# my second "FREE" 508... and 301...



## jst4fun001 (Jul 16, 2002)

Okay, if you saw my other thread, I was almost bragging... okay I was bragging, about how happy I was with my decision and why I went with the Dish digital home plan, and how they were out of 501's so I got a "brand new" 508, well the plot thickens...

When I got home from work, the same day I wrote the other thread... BOTH receivers, the 508 and the 301 were out. The 301 showing black screen instead of video, with overlays still working, and the 508 just showing and recording huge blocks of crud.

Then the fun begins... calling tech support....

First person gets me to reset the 301, and video came back, so we start working on the 508, they conclude that it is just a bad 508 and I have to request RMA, get new one mailed, etc. But I had only had the system for 24hrs, and wasn't convinced it was just bad luck. I ask for my "3 day grace period" to be extended so I don't get locked into a year contract with problems like this, they put me on hold... and then "accidentally" hang up on me ! 

Wait on hold again... get different person, explain situation. 301 has frozen up already again, so at least they don't think it is a simple issue. We go through about 30 different signal strength checks and all seems fine, they put me on hold and then "accidentally" hang up on me AGAIN !!! :|

I get the next person online and tell him I'm not happy, but as long as he doesn't hang up on me... I will keep my cool... so the few times he stepped away from desk, he left his headset on, and just set it on the desk instead of putting me on hold 

Anyway, this guy was obviously smarter, and was convinced a senior technician needed to come to my house asap. He escalates it and tells me someone will call me at 8am the next morning.

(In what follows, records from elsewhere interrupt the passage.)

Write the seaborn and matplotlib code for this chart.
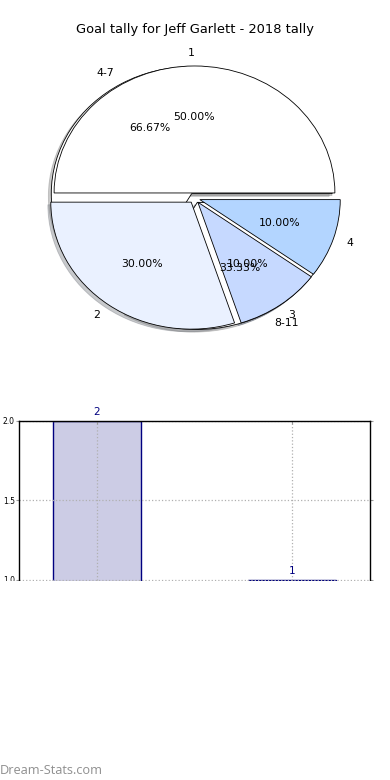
import matplotlib
matplotlib.use("Agg")
import matplotlib.pyplot as plt
import seaborn as sns
import pandas as pd
from matplotlib.patches import Rectangle

# ---- data ----
title = "Goal tally for Jeff Garlett - 2018 tally"
pie_labels = ["1", "2", "3", "4"]
pie_values = [5, 3, 1, 1]
pie_colors = ["#ffffff", "#eaf1ff", "#c6d9ff", "#b3d5ff"]
range_labels = ["4-7", "8-11"]
range_values = [2, 1]
bar_yticks = [1.0, 1.5, 2.0]
watermark = "Dream-Stats.com"

sns.set_style("white")
plt.rcParams["font.family"] = ["DejaVu Sans"]
plt.rcParams["text.color"] = "black"
plt.rcParams["ytick.labelcolor"] = "black"

fig = plt.figure(figsize=(3.9, 7.8), dpi=100)

# ---- pie axes ----
ax = fig.add_axes([0.0487, 0.5426, 0.9, 0.407])
ax.pie(range_values, labels=range_labels, autopct="%.2f%%", explode=[0.04, 0.04],
       startangle=0, shadow=dict(shade=0.5, alpha=0.4, ox=-0.015, oy=-0.015),
       wedgeprops=dict(facecolor="white", edgecolor="black", linewidth=0.6),
       textprops=dict(fontsize=7.8, color="black"))
ax.pie(pie_values, labels=pie_labels, autopct="%.2f%%", colors=pie_colors,
       explode=[0.04] * 4, startangle=0,
       shadow=dict(shade=0.5, alpha=0.4, ox=-0.015, oy=-0.015),
       wedgeprops=dict(edgecolor="black", linewidth=0.6),
       textprops=dict(fontsize=7.8, color="black"))
ax.set_aspect("auto")
ax.set_xlim(-1.25, 1.25)
ax.set_ylim(-1.25, 1.25)
ax.axis("off")

fig.text(0.5, 1 - 30 / 780, title, ha="center", va="center", fontsize=9.4,
         color="black")

# ---- bar axes ----
bx = fig.add_axes([0.0487, 0.2308, 0.9, 0.2295])
df = pd.DataFrame({"range": range_labels, "count": range_values})
sns.barplot(data=df, x="range", y="count", ax=bx, width=0.45, color="navy")
for p in bx.patches:
    p.set_facecolor((0, 0, 0.5, 0.2))
    p.set_edgecolor("navy")
    p.set_linewidth(1.0)
for i, v in enumerate(range_values):
    bx.annotate(str(v), (i, v), xytext=(0, 3), textcoords="offset points",
                ha="center", va="bottom", color="navy", fontsize=7.5)
bx.set_xlim(-0.4, 1.4)
bx.set_ylim(0.8742, 2.0)
bx.set_yticks(bar_yticks)
bx.set_yticklabels([f"{t:.1f}" for t in bar_yticks], fontsize=5.5)
bx.set_xticklabels([])
bx.set_xlabel("")
bx.set_ylabel("")
bx.grid(True, linestyle=":", color="#b0b0b0", linewidth=0.9)
bx.set_axisbelow("line")
for s in bx.spines.values():
    s.set_color("black")
    s.set_linewidth(1.0)
bx.tick_params(axis="y", left=True, right=True, direction="out", length=2,
               color="#999999", pad=1)
bx.tick_params(axis="x", bottom=False, top=True, direction="in", length=2,
               color="#999999")

# white cover below the bar chart
fig.add_artist(Rectangle((0, 0), 1, (780 - 581) / 780, transform=fig.transFigure,
                         facecolor="white", edgecolor="none", zorder=10))
fig.text(0.0, 1 - 770 / 780, watermark, ha="left", va="center", fontsize=9.2,
         color="#8f8f8f", family=["Open Sans", "DejaVu Sans"], zorder=11)

fig.savefig("out.png", dpi=100)
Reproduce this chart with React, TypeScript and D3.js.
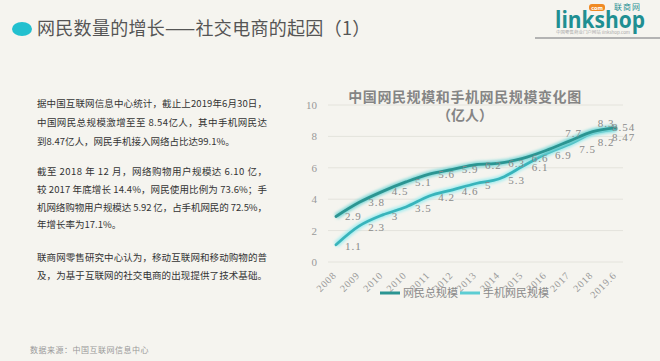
import React from "react";
import * as d3 from "d3";

const categories = ["2008", "2009", "2010", "2010", "2011", "2012", "2013", "2014", "2015", "2016", "2017", "2018", "2019.6"];
const totalValues = [2.9, 3.8, 4.5, 5.1, 5.6, 5.9, 6.2, 6.3, 6.6, 7.1, 7.7, 8.3, 8.54];
const mobileValues = [1.1, 2.3, 3, 3.5, 4.2, 4.6, 5, 5.3, 6.1, 6.9, 7.5, 8.2, 8.47];
const totalLabelShown = [true, true, true, true, true, true, true, true, true, false, true, true, true];
const yTicks = [0, 2, 4, 6, 8, 10];
const seriesNames = ["网民总规模", "手机网民规模"];

const paragraphs = [
  { text: "据中国互联网信息中心统计，截止上2019年6月30日，", full: true },
  { text: "中国网民总规模激增至至 8.54亿人，其中手机网民达", full: true },
  { text: "到8.47亿人，网民手机接入网络占比达99.1%。", full: false },
  { text: "", full: false },
  { text: "截至 2018 年 12 月，网络购物用户规模达 6.10 亿，", full: true },
  { text: "较 2017 年底增长 14.4%，网民使用比例为 73.6%；手", full: true },
  { text: "机网络购物用户规模达 5.92 亿，占手机网民的 72.5%，", full: true },
  { text: "年增长率为17.1%。", full: false },
  { text: "", full: false },
  { text: "联商网零售研究中心认为，移动互联网和移动购物的普", full: true },
  { text: "及，为基于互联网的社交电商的出现提供了技术基础。", full: true },
];
const lineYs = [107, 126, 145, 160, 175, 193, 211, 228, 245, 261, 279];

const W = 660;
const H = 361;

export default function App() {
  const x = d3.scalePoint<number>().domain(d3.range(categories.length)).range([336, 616]);
  const y = d3.scaleLinear().domain([0, 10]).range([262, 105]);
  const line = d3
    .line<number>()
    .x((_, i) => x(i) as number)
    .y((d) => y(d))
    .curve(d3.curveCatmullRom.alpha(0.5));

  const cjk = "'Noto Sans CJK SC', sans-serif";
  const serif = "'Liberation Serif', 'DejaVu Serif', serif";

  const totalColor = "#2b9592";
  const totalGlow = "#7fd8d8";
  const mobileColor = "#38b4bb";
  const mobileGlow = "#a2ecef";

  const totalOffset = (i: number) => {
    if (i === 10) return { dx: -4, dy: -8 };
    if (i === 11) return { dx: 5, dy: -9 };
    if (i === 12) return { dx: -4, dy: -1 };
    return { dx: 9, dy: 0 };
  };
  const mobileOffset = (i: number) => {
    if (i === 10) return { dx: 10, dy: 5 };
    if (i === 11) return { dx: 5, dy: 9 };
    if (i === 12) return { dx: -4, dy: 8 };
    return { dx: 9, dy: 1 };
  };

  return (
    <svg width={W} height={H} style={{ position: "absolute", left: 0, top: 0, display: "block" }}>
      <defs>
        <filter id="glow" x="-10%" y="-30%" width="120%" height="160%">
          <feGaussianBlur stdDeviation="1.5" />
        </filter>
      </defs>
      <rect x={0} y={0} width={W} height={H} fill="#f5f4ef" />

      {/* header */}
      <ellipse cx={22} cy={29} rx={10} ry={7} fill="#22c0cf" />
      <text x={37} y={35} fontFamily={cjk} fontSize={18} fill="#555" letterSpacing={0.3}>
        网民数量的增长——社交电商的起因（1）
      </text>

      {/* logo */}
      <line x1={535} y1={38} x2={660} y2={38} stroke="#b3b3b3" strokeWidth={2} />
      <text x={555} y={28} fontFamily="'Open Sans', sans-serif" fontWeight={700} fontSize={24} fill="#1f8f92" textLength={90} lengthAdjust="spacingAndGlyphs">
        linkshop
      </text>
      <rect x={589} y={4} width={16} height={7} rx={3} fill="#f08a24" />
      <text x={597} y={9.5} textAnchor="middle" fontFamily="'Open Sans', sans-serif" fontSize={5.5} fill="#fff" fontWeight={700}>
        com
      </text>
      <text x={614} y={10} fontFamily={cjk} fontSize={8} fill="#1f8f92" letterSpacing={1}>
        联商网
      </text>
      <text x={556} y={34} fontFamily={cjk} fontSize={4} fill="#aaa" textLength={74} lengthAdjust="spacingAndGlyphs">
        中国零售商业门户网站 linkshop.com
      </text>

      {/* left paragraph */}
      {paragraphs.map((p, i) =>
        p.text ? (
          <text
            key={i}
            x={37}
            y={lineYs[i]}
            fontFamily={cjk}
            fontSize={9.5}
            fill="#333"
            {...(p.full ? { textLength: 230, lengthAdjust: "spacing" } : {})}
          >
            {p.text}
          </text>
        ) : null
      )}

      {/* footer */}
      <text x={30} y={353} fontFamily={cjk} fontSize={8} fill="#999" letterSpacing={0.5}>
        数据来源：中国互联网信息中心
      </text>

      {/* chart title */}
      <text x={465} y={102} textAnchor="middle" fontFamily={cjk} fontSize={14} fontWeight={700} fill="#858585" letterSpacing={0.6}>
        中国网民规模和手机网民规模变化图
      </text>
      <text x={465} y={120} textAnchor="middle" fontFamily={cjk} fontSize={14} fontWeight={700} fill="#858585">
        （亿人）
      </text>

      {/* grid + y axis */}
      {yTicks.map((t) => (
        <g key={t}>
          <line x1={328} x2={623} y1={y(t)} y2={y(t)} stroke="#e4e3dc" strokeWidth={1} />
          <text x={317} y={y(t) + 4} textAnchor="end" fontFamily={serif} fontSize={11} fill="#999">
            {t}
          </text>
        </g>
      ))}

      {/* x axis labels */}
      {categories.map((c, i) => (
        <text
          key={i}
          transform={`translate(${(x(i) as number) + 1},${276}) rotate(-45)`}
          textAnchor="end"
          fontFamily={serif}
          fontSize={10}
          fill="#999"
          letterSpacing={0.8}
        >
          {c}
        </text>
      ))}

      {/* lines */}
      <path d={line(mobileValues) || ""} fill="none" stroke={mobileGlow} strokeWidth={6} filter="url(#glow)" />
      <path d={line(mobileValues) || ""} fill="none" stroke={mobileColor} strokeWidth={2.8} strokeLinecap="round" />
      <path d={line(totalValues) || ""} fill="none" stroke={totalGlow} strokeWidth={6} filter="url(#glow)" />
      <path d={line(totalValues) || ""} fill="none" stroke={totalColor} strokeWidth={2.8} strokeLinecap="round" />

      {/* data labels */}
      {totalValues.map((v, i) => {
        if (!totalLabelShown[i]) return null;
        const o = totalOffset(i);
        return (
          <text key={"t" + i} x={(x(i) as number) + o.dx} y={y(v) + 4 + o.dy} fontFamily={serif} fontSize={11} fill="#8a8a8a" letterSpacing={1}>
            {v}
          </text>
        );
      })}
      {mobileValues.map((v, i) => {
        const o = mobileOffset(i);
        return (
          <text key={"m" + i} x={(x(i) as number) + o.dx} y={y(v) + 4 + o.dy} fontFamily={serif} fontSize={11} fill="#8a8a8a" letterSpacing={1}>
            {v}
          </text>
        );
      })}

      {/* legend */}
      <line x1={380} x2={400} y1={293} y2={293} stroke={totalColor} strokeWidth={3} />
      <text x={403} y={297} fontFamily={cjk} fontSize={11} fill="#8a8a8a">
        {seriesNames[0]}
      </text>
      <line x1={460} x2={480} y1={293} y2={293} stroke="#5ccdd3" strokeWidth={3} />
      <text x={483} y={297} fontFamily={cjk} fontSize={11} fill="#8a8a8a">
        {seriesNames[1]}
      </text>
    </svg>
  );
}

Morning comes and the local service center doesn't call, so I call them. They try to schedule for sometime in the future, and I tell them no way, has to be today, cuz my "3 day grace period" ends today, and if it's not working by end of day i'm cancelling. 

They sent someone out a couple hours later... great guy, very helpful. He re-did a couple wire crimps just to clean up the install, but he eventually was convinced that BOTH receivers were just bad. 

Lucky for me, he had brand new, confirmed non-refurbished 301 and 508 with him. So I'm on my second set. 

We'll see if they can last until I get home today !!!!


----------